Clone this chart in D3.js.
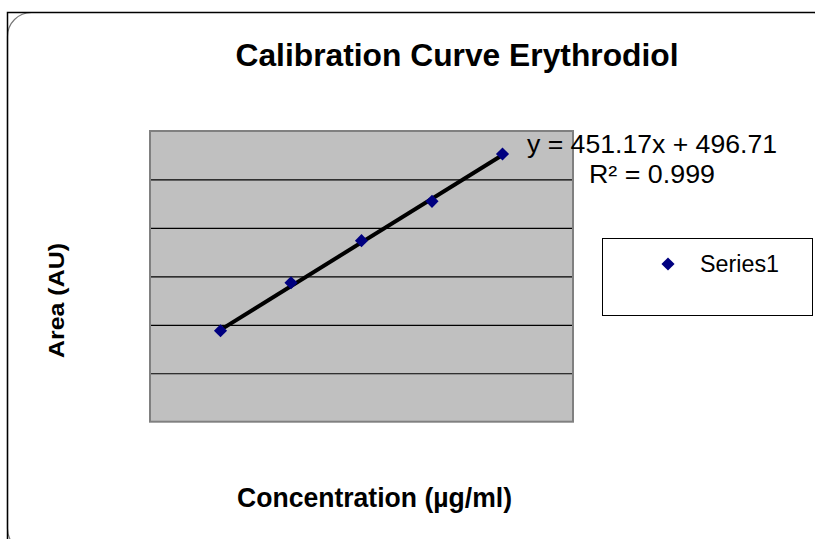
<!DOCTYPE html>
<html>
<head>
<meta charset="utf-8">
<script src="https://cdn.jsdelivr.net/npm/d3@7"></script>
<style>
  body { margin: 0; background: #fff; }
  svg { display: block; font-family: "Liberation Sans", Arial, sans-serif; }
</style>
</head>
<body>
<div class="js-canvas"></div>
<script>
'use strict';

// data (x = concentration, y = area)
const concentrations = [1, 2, 3, 4, 5];
const areas = [939, 1434, 1868, 2274, 2763];
const seriesName = 'Series1';
const gridValues = [500, 1000, 1500, 2000, 2500];
const trendSlope = 451.17;
const trendIntercept = 496.71;
const rSquared = 0.999;

const config = {
    width: 815,
    height: 539,
    plot: { left: 150, top: 131, right: 573, bottom: 421.7 }
};

const svg = d3.select('.js-canvas')
    .append('svg')
    .attr('width', config.width)
    .attr('height', config.height);

// outer frame + rounded chart border
svg.append('rect')
    .attr('x', 7.5).attr('y', 12.5)
    .attr('width', 830).attr('height', 540)
    .attr('rx', 24).attr('ry', 24)
    .attr('fill', '#fff')
    .attr('stroke', '#777')
    .attr('stroke-width', 1.2);

svg.append('path')
    .attr('d', `M7.5,539 V12.5 H815`)
    .attr('fill', 'none')
    .attr('stroke', '#000')
    .attr('stroke-width', 1.5);

const p = config.plot;

const x = d3.scaleLinear()
    .domain([0, 6])
    .range([p.left, p.right]);

const y = d3.scaleLinear()
    .domain([0, 3000])
    .range([p.bottom, p.top]);

// plot area
svg.append('rect')
    .attr('x', p.left).attr('y', p.top)
    .attr('width', p.right - p.left)
    .attr('height', p.bottom - p.top)
    .attr('fill', '#c0c0c0');

// gridlines (no tick labels in the original)
const grid = svg.append('g')
    .attr('transform', `translate(${p.left}, 0)`)
    .call(d3.axisLeft(y)
        .tickValues(gridValues)
        .tickSize(-(p.right - p.left))
        .tickFormat(''));
grid.select('.domain').remove();
grid.selectAll('line')
    .attr('stroke', '#000')
    .attr('stroke-width', 1.2);

svg.append('rect')
    .attr('x', p.left).attr('y', p.top)
    .attr('width', p.right - p.left)
    .attr('height', p.bottom - p.top)
    .attr('fill', 'none')
    .attr('stroke', '#808080')
    .attr('stroke-width', 2);

// linear trendline
const xExtent = d3.extent(concentrations);
svg.append('line')
    .attr('x1', x(xExtent[0]))
    .attr('y1', y(trendSlope * xExtent[0] + trendIntercept))
    .attr('x2', x(xExtent[1]))
    .attr('y2', y(trendSlope * xExtent[1] + trendIntercept))
    .attr('stroke', '#000')
    .attr('stroke-width', 4);

// points
const diamond = d3.symbol(d3.symbolDiamond2, 110);
svg.selectAll('.pt')
    .data(concentrations.map((c, i) => ({ c, a: areas[i] })))
    .enter().append('path')
    .attr('class', 'pt')
    .attr('d', diamond)
    .attr('transform', d => `translate(${x(d.c)}, ${y(d.a)})`)
    .attr('fill', '#000080');

// trendline label
svg.append('text')
    .attr('x', 652).attr('y', 153)
    .attr('text-anchor', 'middle')
    .attr('font-size', 25)
    .attr('textLength', 250)
    .attr('lengthAdjust', 'spacingAndGlyphs')
    .text(`y = ${trendSlope}x + ${trendIntercept}`);

svg.append('text')
    .attr('x', 652).attr('y', 183)
    .attr('text-anchor', 'middle')
    .attr('font-size', 25)
    .attr('textLength', 126)
    .attr('lengthAdjust', 'spacingAndGlyphs')
    .text(`R² = ${rSquared}`);

// title + axis titles
svg.append('text')
    .attr('x', 457).attr('y', 66)
    .attr('text-anchor', 'middle')
    .attr('font-size', 32)
    .attr('font-weight', 'bold')
    .attr('textLength', 443)
    .attr('lengthAdjust', 'spacingAndGlyphs')
    .text('Calibration Curve Erythrodiol');

svg.append('text')
    .attr('x', 374.5).attr('y', 507)
    .attr('text-anchor', 'middle')
    .attr('font-size', 27)
    .attr('font-weight', 'bold')
    .attr('textLength', 275)
    .attr('lengthAdjust', 'spacingAndGlyphs')
    .text('Concentration (µg/ml)');

svg.append('text')
    .attr('transform', 'translate(64, 300.5) rotate(-90)')
    .attr('text-anchor', 'middle')
    .attr('font-size', 22)
    .attr('font-weight', 'bold')
    .attr('textLength', 115)
    .attr('lengthAdjust', 'spacingAndGlyphs')
    .text('Area (AU)');

// legend
const legend = svg.append('g');
legend.append('rect')
    .attr('x', 602.5).attr('y', 238.5)
    .attr('width', 210).attr('height', 77)
    .attr('fill', '#fff')
    .attr('stroke', '#000')
    .attr('stroke-width', 1);
legend.append('path')
    .attr('d', diamond)
    .attr('transform', 'translate(668, 264)')
    .attr('fill', '#000080');
legend.append('text')
    .attr('x', 700).attr('y', 272)
    .attr('font-size', 23)
    .attr('textLength', 79)
    .attr('lengthAdjust', 'spacingAndGlyphs')
    .text(seriesName);
</script>
</body>
</html>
━━━━━━━━━━
> WHAT TO WORK ON: Make an exact reproduction of the listing above, without any pictures.

> WRITTEN RESPONSE:
Clone this chart in D3.js.
<!DOCTYPE html>
<html>
<head>
<meta charset="utf-8">
<script src="https://cdn.jsdelivr.net/npm/d3@7"></script>
<style>
  body { margin: 0; background: #fff; }
  svg { display: block; font-family: "Liberation Sans", Arial, sans-serif; }
</style>
</head>
<body>
<div class="js-canvas"></div>
<script>
'use strict';

// data (x = concentration, y = area)
const concentrations = [1, 2, 3, 4, 5];
const areas = [939, 1434, 1868, 2274, 2763];
const seriesName = 'Series1';
const gridValues = [500, 1000, 1500, 2000, 2500];
const trendSlope = 451.17;
const trendIntercept = 496.71;
const rSquared = 0.999;

const config = {
    width: 815,
    height: 539,
    plot: { left: 150, top: 131, right: 573, bottom: 421.7 }
};

const svg = d3.select('.js-canvas')
    .append('svg')
    .attr('width', config.width)
    .attr('height', config.height);

// outer frame + rounded chart border
svg.append('rect')
    .attr('x', 7.5).attr('y', 12.5)
    .attr('width', 830).attr('height', 540)
    .attr('rx', 24).attr('ry', 24)
    .attr('fill', '#fff')
    .attr('stroke', '#777')
    .attr('stroke-width', 1.2);

svg.append('path')
    .attr('d', `M7.5,539 V12.5 H815`)
    .attr('fill', 'none')
    .attr('stroke', '#000')
    .attr('stroke-width', 1.5);

const p = config.plot;

const x = d3.scaleLinear()
    .domain([0, 6])
    .range([p.left, p.right]);

const y = d3.scaleLinear()
    .domain([0, 3000])
    .range([p.bottom, p.top]);

// plot area
svg.append('rect')
    .attr('x', p.left).attr('y', p.top)
    .attr('width', p.right - p.left)
    .attr('height', p.bottom - p.top)
    .attr('fill', '#c0c0c0');

// gridlines (no tick labels in the original)
const grid = svg.append('g')
    .attr('transform', `translate(${p.left}, 0)`)
    .call(d3.axisLeft(y)
        .tickValues(gridValues)
        .tickSize(-(p.right - p.left))
        .tickFormat(''));
grid.select('.domain').remove();
grid.selectAll('line')
    .attr('stroke', '#000')
    .attr('stroke-width', 1.2);

svg.append('rect')
    .attr('x', p.left).attr('y', p.top)
    .attr('width', p.right - p.left)
    .attr('height', p.bottom - p.top)
    .attr('fill', 'none')
    .attr('stroke', '#808080')
    .attr('stroke-width', 2);

// linear trendline
const xExtent = d3.extent(concentrations);
svg.append('line')
    .attr('x1', x(xExtent[0]))
    .attr('y1', y(trendSlope * xExtent[0] + trendIntercept))
    .attr('x2', x(xExtent[1]))
    .attr('y2', y(trendSlope * xExtent[1] + trendIntercept))
    .attr('stroke', '#000')
    .attr('stroke-width', 4);

// points
const diamond = d3.symbol(d3.symbolDiamond2, 110);
svg.selectAll('.pt')
    .data(concentrations.map((c, i) => ({ c, a: areas[i] })))
    .enter().append('path')
    .attr('class', 'pt')
    .attr('d', diamond)
    .attr('transform', d => `translate(${x(d.c)}, ${y(d.a)})`)
    .attr('fill', '#000080');

// trendline label
svg.append('text')
    .attr('x', 652).attr('y', 153)
    .attr('text-anchor', 'middle')
    .attr('font-size', 25)
    .attr('textLength', 250)
    .attr('lengthAdjust', 'spacingAndGlyphs')
    .text(`y = ${trendSlope}x + ${trendIntercept}`);

svg.append('text')
    .attr('x', 652).attr('y', 183)
    .attr('text-anchor', 'middle')
    .attr('font-size', 25)
    .attr('textLength', 126)
    .attr('lengthAdjust', 'spacingAndGlyphs')
    .text(`R² = ${rSquared}`);

// title + axis titles
svg.append('text')
    .attr('x', 457).attr('y', 66)
    .attr('text-anchor', 'middle')
    .attr('font-size', 32)
    .attr('font-weight', 'bold')
    .attr('textLength', 443)
    .attr('lengthAdjust', 'spacingAndGlyphs')
    .text('Calibration Curve Erythrodiol');

svg.append('text')
    .attr('x', 374.5).attr('y', 507)
    .attr('text-anchor', 'middle')
    .attr('font-size', 27)
    .attr('font-weight', 'bold')
    .attr('textLength', 275)
    .attr('lengthAdjust', 'spacingAndGlyphs')
    .text('Concentration (µg/ml)');

svg.append('text')
    .attr('transform', 'translate(64, 300.5) rotate(-90)')
    .attr('text-anchor', 'middle')
    .attr('font-size', 22)
    .attr('font-weight', 'bold')
    .attr('textLength', 115)
    .attr('lengthAdjust', 'spacingAndGlyphs')
    .text('Area (AU)');

// legend
const legend = svg.append('g');
legend.append('rect')
    .attr('x', 602.5).attr('y', 238.5)
    .attr('width', 210).attr('height', 77)
    .attr('fill', '#fff')
    .attr('stroke', '#000')
    .attr('stroke-width', 1);
legend.append('path')
    .attr('d', diamond)
    .attr('transform', 'translate(668, 264)')
    .attr('fill', '#000080');
legend.append('text')
    .attr('x', 700).attr('y', 272)
    .attr('font-size', 23)
    .attr('textLength', 79)
    .attr('lengthAdjust', 'spacingAndGlyphs')
    .text(seriesName);
</script>
</body>
</html>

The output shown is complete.